:: Information supplied

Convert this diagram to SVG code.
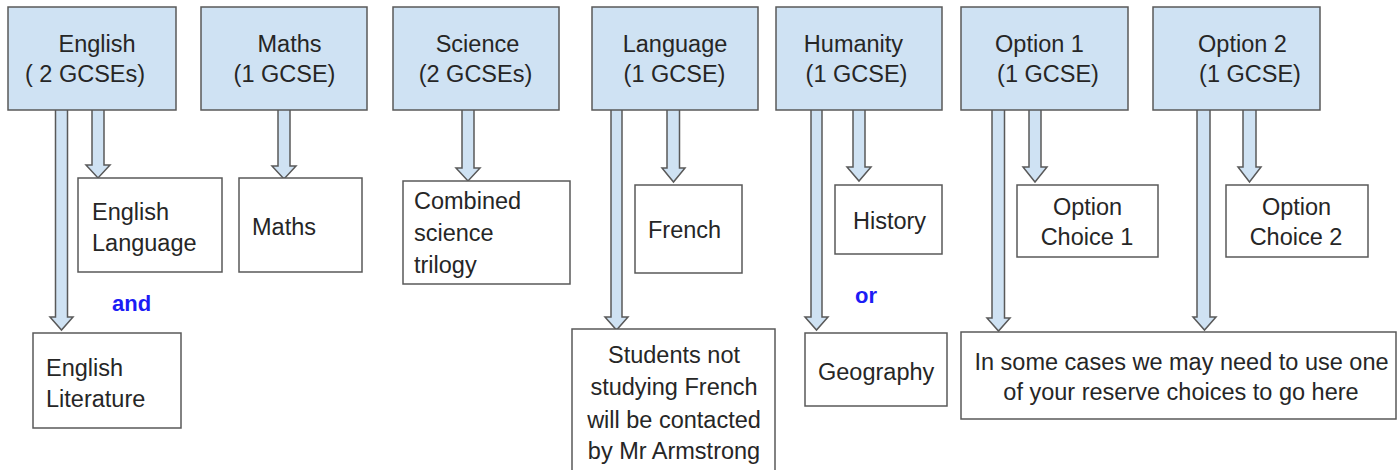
<svg xmlns="http://www.w3.org/2000/svg" width="1397" height="470" viewBox="0 0 1397 470">
<style>
.hdr{fill:#cfe2f3;stroke:#595959;stroke-width:1.5}
.box{fill:#ffffff;stroke:#595959;stroke-width:1.5}
.arr{fill:#cfe2f3;stroke:#595959;stroke-width:1.5;stroke-linejoin:miter}
text{font-family:"Liberation Sans",Arial,sans-serif;font-size:23.5px;fill:#262626}
.c{text-anchor:middle}
.kw{font-weight:bold;fill:#1c1cf5;font-size:22px}
</style>
<rect width="1397" height="470" fill="#ffffff"/>
<g id="connectors">
<path class="arr" d="M55.5,108 V317 H50 L61.5,330 L73,317 H67.5 V108 Z"/>
<path class="arr" d="M92,108 V165 H86 L98,178 L110,165 H104 V108 Z"/>
<path class="arr" d="M278,108 V166 H272 L284,179 L296,166 H290 V108 Z"/>
<path class="arr" d="M462,108 V168 H456 L468,181 L480,168 H474 V108 Z"/>
<path class="arr" d="M611,108 V317 H605 L616.5,330 L628,317 H622 V108 Z"/>
<path class="arr" d="M667,108 V168 H662 L673.5,182 L685,168 H679.5 V108 Z"/>
<path class="arr" d="M811,108 V317 H805 L816.5,330 L828,317 H822 V108 Z"/>
<path class="arr" d="M853,108 V167 H847 L859,181 L871,167 H865 V108 Z"/>
<path class="arr" d="M992,108 V318 H987 L998.5,331 L1010,318 H1004.5 V108 Z"/>
<path class="arr" d="M1029,108 V167 H1023 L1035,182 L1047,167 H1041 V108 Z"/>
<path class="arr" d="M1197,108 V317 H1193 L1204.5,330 L1216,317 H1210 V108 Z"/>
<path class="arr" d="M1243,108 V167 H1238 L1249.5,182 L1261,167 H1256 V108 Z"/>
</g>
<g id="english">
<rect class="hdr" x="8" y="7" width="168" height="103"/>
<text class="c" x="97" y="52">English</text>
<text class="c" x="85" y="82">( 2 GCSEs)</text>
</g>
<g id="maths">
<rect class="hdr" x="201" y="7" width="166" height="103"/>
<text class="c" x="289.5" y="52">Maths</text>
<text class="c" x="284.5" y="82">(1 GCSE)</text>
</g>
<g id="science">
<rect class="hdr" x="393" y="7" width="166" height="103"/>
<text class="c" x="477.5" y="52">Science</text>
<text class="c" x="475.5" y="82">(2 GCSEs)</text>
</g>
<g id="language">
<rect class="hdr" x="592" y="7" width="166" height="103"/>
<text class="c" x="675" y="52">Language</text>
<text class="c" x="674.5" y="82">(1 GCSE)</text>
</g>
<g id="humanity">
<rect class="hdr" x="776" y="7" width="166" height="103"/>
<text class="c" x="853.5" y="52">Humanity</text>
<text class="c" x="856.5" y="82">(1 GCSE)</text>
</g>
<g id="option1">
<rect class="hdr" x="961" y="7" width="167" height="103"/>
<text class="c" x="1039.5" y="52">Option 1</text>
<text class="c" x="1048" y="82">(1 GCSE)</text>
</g>
<g id="option2">
<rect class="hdr" x="1153" y="7" width="167" height="103"/>
<text class="c" x="1242.5" y="52">Option 2</text>
<text class="c" x="1250" y="82">(1 GCSE)</text>
</g>
<g id="english-language">
<rect class="box" x="78" y="178" width="144" height="94"/>
<text x="92" y="220">English</text>
<text x="92" y="251">Language</text>
</g>
<g id="maths-sub">
<rect class="box" x="239" y="178" width="123" height="94"/>
<text x="252" y="235">Maths</text>
</g>
<g id="combined-science">
<rect class="box" x="403" y="181" width="167" height="103"/>
<text x="414" y="209">Combined</text>
<text x="414" y="241">science</text>
<text x="414" y="273">trilogy</text>
</g>
<g id="french">
<rect class="box" x="635" y="185" width="107" height="88"/>
<text x="648" y="238">French</text>
</g>
<g id="history">
<rect class="box" x="835" y="185" width="107" height="69"/>
<text x="853" y="229">History</text>
</g>
<g id="option-choice-1">
<rect class="box" x="1017" y="185" width="141" height="72"/>
<text class="c" x="1087.5" y="215">Option</text>
<text class="c" x="1087" y="245">Choice 1</text>
</g>
<g id="option-choice-2">
<rect class="box" x="1226" y="185" width="142" height="72"/>
<text class="c" x="1296.5" y="215">Option</text>
<text class="c" x="1296" y="245">Choice 2</text>
</g>
<g id="and-label">
<text class="kw" x="112" y="311">and</text>
</g>
<g id="or-label">
<text class="kw" x="855" y="303">or</text>
</g>
<g id="english-literature">
<rect class="box" x="33" y="333" width="148" height="95"/>
<text x="46" y="376">English</text>
<text x="46" y="407">Literature</text>
</g>
<g id="students-note">
<rect class="box" x="572" y="329" width="203" height="160"/>
<text class="c" x="674" y="363">Students not</text>
<text class="c" x="674" y="395">studying French</text>
<text class="c" x="674" y="428">will be contacted</text>
<text class="c" x="674" y="459">by Mr Armstrong</text>
</g>
<g id="geography">
<rect class="box" x="805" y="333" width="142" height="73"/>
<text x="818" y="380">Geography</text>
</g>
<g id="reserve-note">
<rect class="box" x="961" y="332" width="435" height="87"/>
<text class="c" x="1181.5" y="370">In some cases we may need to use one</text>
<text class="c" x="1181" y="400">of your reserve choices to go here</text>
</g>
</svg>
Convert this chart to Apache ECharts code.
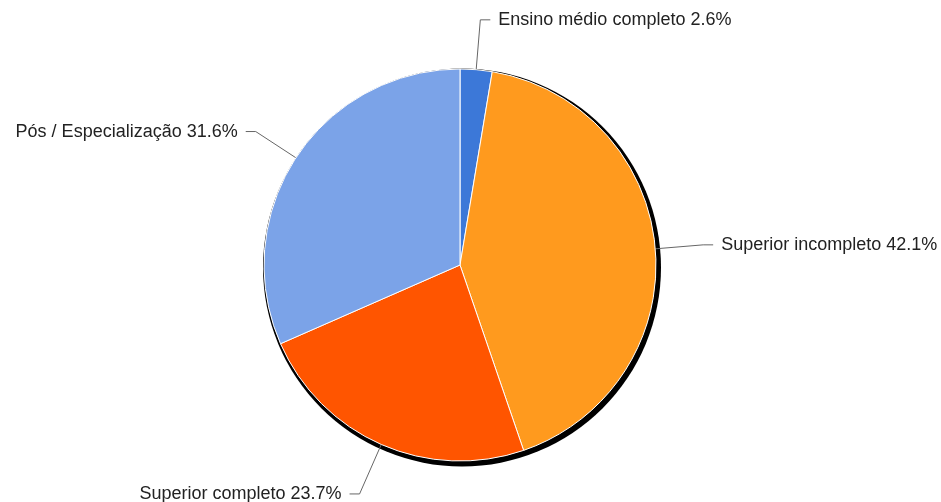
<!DOCTYPE html>
<html><head><meta charset="utf-8">
<script src="https://cdn.jsdelivr.net/npm/echarts@6/dist/echarts.min.js"></script>
<style>html,body{margin:0;padding:0;background:#fff}#c{width:941px;height:502px}</style>
</head><body><div id="c"></div>
<script>
var categories = ["Ensino médio completo", "Superior incompleto", "Superior completo", "Pós / Especialização"];
var values = [1, 16, 9, 12];
var colors = ["#3c78d8", "#ff9a1e", "#ff5500", "#7ba3e8"];

var total = values.reduce(function(a,b){return a+b;},0);
var lineLengths = [50, 48, 54, 48];
var chart = echarts.init(document.getElementById('c'));
chart.setOption({
  animation: false,
  series: [
    {
      type: 'pie', silent: true, center: [462, 267.5], radius: 199,
      label: {show: false}, labelLine: {show: false},
      itemStyle: {color: '#000', borderWidth: 0},
      data: [{value: 1, name: 'shadow'}], z: 1
    },
    {
      type: 'pie', center: [460, 265], radius: 196, startAngle: 90, clockwise: true,
      avoidLabelOverlap: false, z: 2,
      itemStyle: {borderColor: '#fff', borderWidth: 1},
      label: {
        show: true, color: '#222', fontSize: 18, fontFamily: 'Liberation Sans, Arial, sans-serif',
        formatter: function(p){ return p.name + ' ' + (p.value/total*100).toFixed(1) + '%'; },
        distanceToLabelLine: 8
      },
      labelLine: {show: true, length: 48, length2: 10, lineStyle: {color: '#666', width: 1}},
      data: categories.map(function(c,i){ return {name: c, value: values[i], itemStyle: {color: colors[i]}, labelLine: {length: lineLengths[i]}}; })
    }
  ]
});
</script></body></html>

::::

Exercise brief: Give every record again exactly, apart from the pictures, which stay out.

Task output:
Convert this diagram to SVG code.
<svg xmlns="http://www.w3.org/2000/svg" width="1397" height="470" viewBox="0 0 1397 470">
<style>
.hdr{fill:#cfe2f3;stroke:#595959;stroke-width:1.5}
.box{fill:#ffffff;stroke:#595959;stroke-width:1.5}
.arr{fill:#cfe2f3;stroke:#595959;stroke-width:1.5;stroke-linejoin:miter}
text{font-family:"Liberation Sans",Arial,sans-serif;font-size:23.5px;fill:#262626}
.c{text-anchor:middle}
.kw{font-weight:bold;fill:#1c1cf5;font-size:22px}
</style>
<rect width="1397" height="470" fill="#ffffff"/>
<g id="connectors">
<path class="arr" d="M55.5,108 V317 H50 L61.5,330 L73,317 H67.5 V108 Z"/>
<path class="arr" d="M92,108 V165 H86 L98,178 L110,165 H104 V108 Z"/>
<path class="arr" d="M278,108 V166 H272 L284,179 L296,166 H290 V108 Z"/>
<path class="arr" d="M462,108 V168 H456 L468,181 L480,168 H474 V108 Z"/>
<path class="arr" d="M611,108 V317 H605 L616.5,330 L628,317 H622 V108 Z"/>
<path class="arr" d="M667,108 V168 H662 L673.5,182 L685,168 H679.5 V108 Z"/>
<path class="arr" d="M811,108 V317 H805 L816.5,330 L828,317 H822 V108 Z"/>
<path class="arr" d="M853,108 V167 H847 L859,181 L871,167 H865 V108 Z"/>
<path class="arr" d="M992,108 V318 H987 L998.5,331 L1010,318 H1004.5 V108 Z"/>
<path class="arr" d="M1029,108 V167 H1023 L1035,182 L1047,167 H1041 V108 Z"/>
<path class="arr" d="M1197,108 V317 H1193 L1204.5,330 L1216,317 H1210 V108 Z"/>
<path class="arr" d="M1243,108 V167 H1238 L1249.5,182 L1261,167 H1256 V108 Z"/>
</g>
<g id="english">
<rect class="hdr" x="8" y="7" width="168" height="103"/>
<text class="c" x="97" y="52">English</text>
<text class="c" x="85" y="82">( 2 GCSEs)</text>
</g>
<g id="maths">
<rect class="hdr" x="201" y="7" width="166" height="103"/>
<text class="c" x="289.5" y="52">Maths</text>
<text class="c" x="284.5" y="82">(1 GCSE)</text>
</g>
<g id="science">
<rect class="hdr" x="393" y="7" width="166" height="103"/>
<text class="c" x="477.5" y="52">Science</text>
<text class="c" x="475.5" y="82">(2 GCSEs)</text>
</g>
<g id="language">
<rect class="hdr" x="592" y="7" width="166" height="103"/>
<text class="c" x="675" y="52">Language</text>
<text class="c" x="674.5" y="82">(1 GCSE)</text>
</g>
<g id="humanity">
<rect class="hdr" x="776" y="7" width="166" height="103"/>
<text class="c" x="853.5" y="52">Humanity</text>
<text class="c" x="856.5" y="82">(1 GCSE)</text>
</g>
<g id="option1">
<rect class="hdr" x="961" y="7" width="167" height="103"/>
<text class="c" x="1039.5" y="52">Option 1</text>
<text class="c" x="1048" y="82">(1 GCSE)</text>
</g>
<g id="option2">
<rect class="hdr" x="1153" y="7" width="167" height="103"/>
<text class="c" x="1242.5" y="52">Option 2</text>
<text class="c" x="1250" y="82">(1 GCSE)</text>
</g>
<g id="english-language">
<rect class="box" x="78" y="178" width="144" height="94"/>
<text x="92" y="220">English</text>
<text x="92" y="251">Language</text>
</g>
<g id="maths-sub">
<rect class="box" x="239" y="178" width="123" height="94"/>
<text x="252" y="235">Maths</text>
</g>
<g id="combined-science">
<rect class="box" x="403" y="181" width="167" height="103"/>
<text x="414" y="209">Combined</text>
<text x="414" y="241">science</text>
<text x="414" y="273">trilogy</text>
</g>
<g id="french">
<rect class="box" x="635" y="185" width="107" height="88"/>
<text x="648" y="238">French</text>
</g>
<g id="history">
<rect class="box" x="835" y="185" width="107" height="69"/>
<text x="853" y="229">History</text>
</g>
<g id="option-choice-1">
<rect class="box" x="1017" y="185" width="141" height="72"/>
<text class="c" x="1087.5" y="215">Option</text>
<text class="c" x="1087" y="245">Choice 1</text>
</g>
<g id="option-choice-2">
<rect class="box" x="1226" y="185" width="142" height="72"/>
<text class="c" x="1296.5" y="215">Option</text>
<text class="c" x="1296" y="245">Choice 2</text>
</g>
<g id="and-label">
<text class="kw" x="112" y="311">and</text>
</g>
<g id="or-label">
<text class="kw" x="855" y="303">or</text>
</g>
<g id="english-literature">
<rect class="box" x="33" y="333" width="148" height="95"/>
<text x="46" y="376">English</text>
<text x="46" y="407">Literature</text>
</g>
<g id="students-note">
<rect class="box" x="572" y="329" width="203" height="160"/>
<text class="c" x="674" y="363">Students not</text>
<text class="c" x="674" y="395">studying French</text>
<text class="c" x="674" y="428">will be contacted</text>
<text class="c" x="674" y="459">by Mr Armstrong</text>
</g>
<g id="geography">
<rect class="box" x="805" y="333" width="142" height="73"/>
<text x="818" y="380">Geography</text>
</g>
<g id="reserve-note">
<rect class="box" x="961" y="332" width="435" height="87"/>
<text class="c" x="1181.5" y="370">In some cases we may need to use one</text>
<text class="c" x="1181" y="400">of your reserve choices to go here</text>
</g>
</svg>
Convert this chart to Apache ECharts code.
<!DOCTYPE html>
<html><head><meta charset="utf-8">
<script src="https://cdn.jsdelivr.net/npm/echarts@6/dist/echarts.min.js"></script>
<style>html,body{margin:0;padding:0;background:#fff}#c{width:941px;height:502px}</style>
</head><body><div id="c"></div>
<script>
var categories = ["Ensino médio completo", "Superior incompleto", "Superior completo", "Pós / Especialização"];
var values = [1, 16, 9, 12];
var colors = ["#3c78d8", "#ff9a1e", "#ff5500", "#7ba3e8"];

var total = values.reduce(function(a,b){return a+b;},0);
var lineLengths = [50, 48, 54, 48];
var chart = echarts.init(document.getElementById('c'));
chart.setOption({
  animation: false,
  series: [
    {
      type: 'pie', silent: true, center: [462, 267.5], radius: 199,
      label: {show: false}, labelLine: {show: false},
      itemStyle: {color: '#000', borderWidth: 0},
      data: [{value: 1, name: 'shadow'}], z: 1
    },
    {
      type: 'pie', center: [460, 265], radius: 196, startAngle: 90, clockwise: true,
      avoidLabelOverlap: false, z: 2,
      itemStyle: {borderColor: '#fff', borderWidth: 1},
      label: {
        show: true, color: '#222', fontSize: 18, fontFamily: 'Liberation Sans, Arial, sans-serif',
        formatter: function(p){ return p.name + ' ' + (p.value/total*100).toFixed(1) + '%'; },
        distanceToLabelLine: 8
      },
      labelLine: {show: true, length: 48, length2: 10, lineStyle: {color: '#666', width: 1}},
      data: categories.map(function(c,i){ return {name: c, value: values[i], itemStyle: {color: colors[i]}, labelLine: {length: lineLengths[i]}}; })
    }
  ]
});
</script></body></html>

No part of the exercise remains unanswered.